Thursday, December 30, 2010

What are the Necessary Traits of a Successful "Turnaround CEO" ?

I took this question from a TMA forum at Linked In posted by Frank Feather, and my response is also posted there.

1) A good listener. My assumption is the CEO is coming from the outside, and perhaps even outside of the specific industry. It is not fair to assume that a) all members of existing management contributed to the failures, and certainly b) none of them know anything about the business otherwise why would they have failed.

The incoming CEO must learn many things quickly about the new company. Who are the key customers, what are the critical factors for success, what are some of the internal views about how the company fell from grace. Most importantly, the incoming CEO must learn the people. Who has his head on straight, who can get his head on straight with a little guidance, and who is hopeless?

These decisions cannot be made if the incoming CEO acts like he already knows it all before walking in. With the wrong attitude, he will get no cooperation.

2) Understand the numbers. I have found companies typically did not get into trouble because of manufacturing failures, engineering problems, and a bad contract here or there. Yes, these contribute, but every company has its share of these. Good companies have the cushion to overcome a setback on occasion.

Companies get into trouble because they don't focus on cash flow. They don't focus on the balance sheet. They don't understand how decisions made each day by the many managers with authority will affect the bottom line.

I do not suggest that the incoming CEO must be a finance guy, but he must understand how business decisions will affect the firm financially. He must understand which levers he should push to quickly start building a financial cushion for the company.

3) Focus. The ability to identify the high leverage items quickly. The incoming CEO cannot fix everything at once. Neither he nor management will have the bandwidth. What must be fixed early that provides the most relief to cash flow with the shortest time to implement? What must be fixed early to stop decisions that will only add new problems to the old?

4) Be aggressive on expectations. Once the high leverage items are identified be aggressive about implementing solutions. Ensure teams are focused on fixing and solving the causes of the failures. Get some quick wins. This builds the team up - remember they have been getting torn down for quite some time during the downfall.

5) Patience. This seems counter to 4) above. But both must work together. Remember the staff already had a full-time job before you walked in the door. You are requiring them to work on things that they weren't working on before. As they see that you are driving them to some key wins, and as they see results, 4) and 5) will be highly complementary.

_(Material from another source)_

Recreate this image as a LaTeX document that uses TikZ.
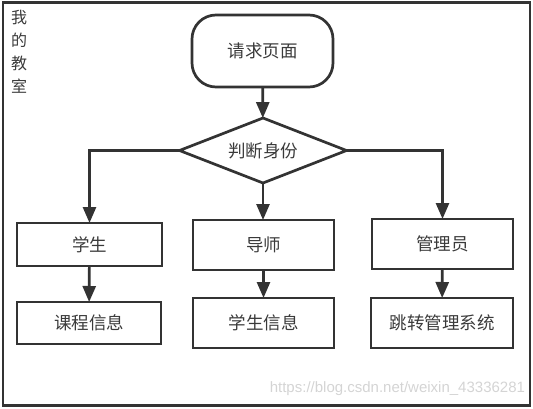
\documentclass[tikz,border=0pt]{standalone}
\usepackage{fontspec}
\setmainfont{Liberation Sans}
\newfontfamily\cjk{Noto Sans CJK SC}
\usetikzlibrary{arrows.meta,shapes.geometric}
\definecolor{ln}{HTML}{333333}
\definecolor{tx}{HTML}{3A3A3A}
\definecolor{wm}{HTML}{D4D4D4}
\tikzset{
  every node/.style={inner sep=0pt, outer sep=0pt},
  boxnode/.style={draw=ln, line width=2.7pt, minimum width=141pt, minimum height=50pt, font=\cjk\fontsize{17.5}{17.5}\selectfont, text=tx},
  conn/.style={draw=ln, line width=2.7pt, -{Triangle[length=16pt,width=13pt]}},
}
\begin{document}
\begin{tikzpicture}[x=1pt,y=-1pt]
\useasboundingbox (0,0) rectangle (533,409);
\draw[ln, line width=2.6pt] (3,2.5) rectangle (530,405.5);
\node[anchor=north west, align=left, text=tx, font=\cjk\fontsize{16}{23}\selectfont] (title) at (11,10) {我\\的\\教\\室};
\node[boxnode, rounded corners=24pt, minimum width=141pt, minimum height=72pt] (start) at (262.5,51) {请求页面};
\node[draw=ln, line width=2.7pt, diamond, aspect=2.55, minimum width=167pt, minimum height=65pt, font=\cjk\fontsize{17.5}{17.5}\selectfont, text=tx] (judge) at (263,150.5) {判断身份};
\node[boxnode, minimum width=145pt, minimum height=43pt] (stu) at (89.5,244.5) {学生};
\node[boxnode] (tea) at (263.5,245) {导师};
\node[boxnode] (adm) at (442.5,244) {管理员};
\node[boxnode, minimum width=144pt, minimum height=42pt] (course) at (89,323) {课程信息};
\node[boxnode] (info) at (263.5,323) {学生信息};
\node[boxnode, minimum width=142pt] (sys) at (442,323) {跳转管理系统};
\draw[conn] (start) -- (judge);
\draw[conn] (judge.west) -| (stu.north);
\draw[conn] (judge.south) -- (judge.south |- tea.north);
\draw[conn] (judge.east) -| (adm.north);
\draw[conn] (stu) -- (course);
\draw[conn] (tea) -- (info);
\draw[conn] (adm) -- (sys);
\node[anchor=east, text=wm, font=\fontsize{15}{15}\selectfont] (wmark) at (525,389) {https://blog.csdn.net/weixin\_43336281};
\end{tikzpicture}
\end{document}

6) Empathy. Demonstrate that you understand the importance of the success of the company to them. The turnaround CEO will be seen as here today, gone tomorrow. Failure, while perhaps a setback for the CEO's reputation, is not as damaging to the CEO as it will be for the employees whose livelihood is dependant on the success of the company long-term. Many employees have a lifetime invested (or hope to invest) in the company. Show them you understand this.

Wednesday, December 29, 2010

What do Controllers "Control"?

A consistent downfall I have seen is the idea, defended by many in the organization, that the controller is actually controlling something. Finance defends this idea because it makes them feel powerful. Other management defends this idea because it relieves them of great responsibility.

Certainly, if properly executing his duties, the controller will implement systems that help accomplish much of what his title proclaims. Absent such systems, he is basically left having to sign a check for some agreement made some time ago by some other member of management. I do not intend to go into the appropriate procedural systems, these can be explained by most controllers, even the ones not doing their job.

But to really be in control requires having a management team at all levels that are complete businessman. Every day, employees are making decisions that are binding the company to future payments. These happen whether or not anyone else is looking.

How to create such a management team? Create complete entrepreneurs. Do they understand cash? Do they understand the customer? Do they understand quality? Do they understand how the decisions they are responsible for making every day affect the outcomes for the company?

I go back to some earlier posts:

http://anthem-llc.blogspot.com/2010/04/communicate.html

http://anthem-llc.blogspot.com/2010/03/four-oclock-meeting.html

Communicate, train, teach. This takes the investment of time by the entire team. However look at the payoff. Every manager acts like a complete businessman. They think about the impact of their decisions on cash, quality, and the customer. By the time a document gets to the controller’s desk for approval or payment, most if not all questions have been answered, and the project has already been scrubbed and re-scrubbed to ensure good assumptions driving a good outcome.

With this, the controller’s job becomes much easier. And, he can truly say he is in control.